Missouri Legislature Seeks to Amend Constitution to Enact Photo Voter ID

The Missouri legislature has passed a bill to put a constitutional amendment, allowing a photo voter ID law, on the ballot this November. The St. Louis Post-Dispatch published an article overviewing the paths now available to the bill's potential enactment.  Missouri has struggled to enact the law, facing steep opposition by the left and a 2006 court ruling making the first iteration unconstitutional. The legislation has been a hotly debated topic throughout the session and could face a Governor’s veto and a subsequent override from the legislature.

Under the language that would go into effect upon voter approval, voters without an ID will be able to sign a form saying that they don’t have an ID, are who they claim to be, and recognize that voter ID is the law of the land.
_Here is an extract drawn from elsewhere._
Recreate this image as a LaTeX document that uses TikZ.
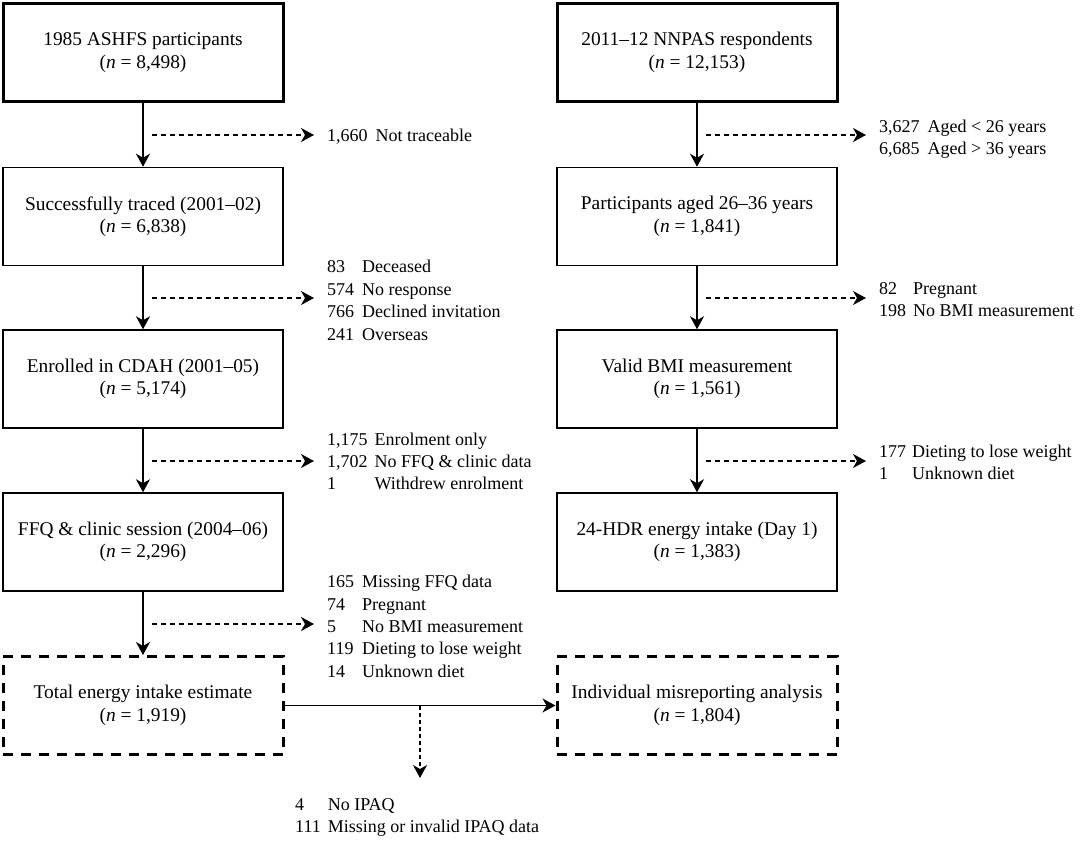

If they decline to sign the form, they could cast a provisional ballot; the vote would count if the person could later prove their identity.
The state would also pay for IDs and source documents needed to obtain them. If the state did not appropriate money in any given year, the requirements would not be in effect.

Election integrity continues to be the driving force behind voter ID and generally speaking, the public overwhelmingly favors the laws. Republican representatives also addressed the continued doomsday rhetoric from the left:

”The folks on the other side, I certainly understand and sympathize where they’re coming from, because they are coming at this issue from a civil rights perspective,” said state Rep. Shamed Dogan, R-Ballwin.

”There’s no way I would be supporting this if it disenfranchised people who look like me — people who are my ancestors, people who are my relatives, people who are my best friends,” Dogan, who is black, said.


It is likely that in November voters in Missouri will have a say in the integrity of their elections due in no small part to the dedication of their own elected officials.